#include <iostream>
using std::cout;
using std::endl;
using std::string;
// arrays are similar to vectors but they require the number of elements during declaration
int main()
{
/*
When declaring an array the size must be a constant expression, in other words the
size of the array must be known at compile time. A constant expression is an expression
whose value cannot change and that can be evaluated at compile time. For example,
an integer literal is a constant expression. Declaring a variable with the constexpr
keyword will ask the compiler to verify that the variable is a constant expression.

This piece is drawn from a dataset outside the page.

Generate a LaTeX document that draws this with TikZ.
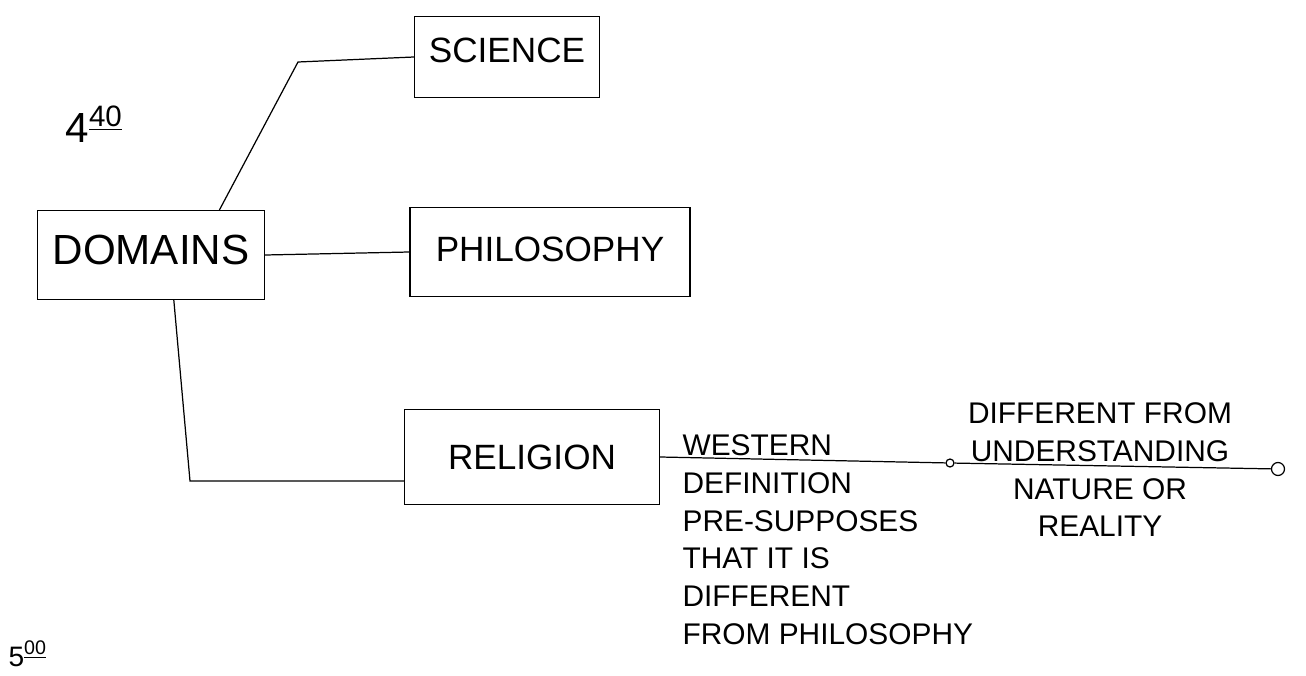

This also implies that the variable is a constant. Generally, any situation that
requires a constant expression should use a constexpr.
*/
int arr[10]; // array declaration using a literal
constexpr int num = 45;
int arr2[num]; // array declaration using a constexpr
/*
Arrays can also be list initialized as long as the size of the array is greater
than the number of initializers
*/
int listInitNoSize[] = {1, 3, 4}; // compiler can infer the size of the array from the number of initializers
int listInitSize[3] = {7, -1, 3}; // the number of initializers must match the array size
int biggerSize[5] = {12, 17, 19}; // this is OK because the number of initializers is smaller than the array size
for (int i = 0; i < 5; i++) {
cout << biggerSize[i] << endl;
}
//int smallerSize[3] = {7, -9, 10, 12, 13}; // this will generate an error because the number of initializers is more than the array size
/*
Character arrays can be initialized using a string. However, string literals have
a null character at the end so the size of the array required to hold the string
is the number of characters plus one.
*/
char charArr[] = "Vedant"; // using a string literal to initialize a char array
cout << sizeof(charArr) << endl; // check the size of the array
//char charArr2[6] = "Vedant"; // this will generate an error because the string literal has 6 characters plus the null character which requires an array size of 7
// pointers and arrays
string names[] = {"Paul", "Steve", "Richard", "Scott"};
string *pNames = &names[0]; // pointer that points to the first element of the array
string *pNames2 = names; // whenever an array is used the compiler substitutes it with a pointer to the first element of the array
if (pNames == pNames2) {
cout << "They are the same!" << endl;
}
/*
Pointers that point to arrays can be incremented or decremented. They play the same role
as iterators in the context of vectors.
*/
string *begNames = names; // pointer that points to the first element in the names array, equivalent to begNames = &names[0]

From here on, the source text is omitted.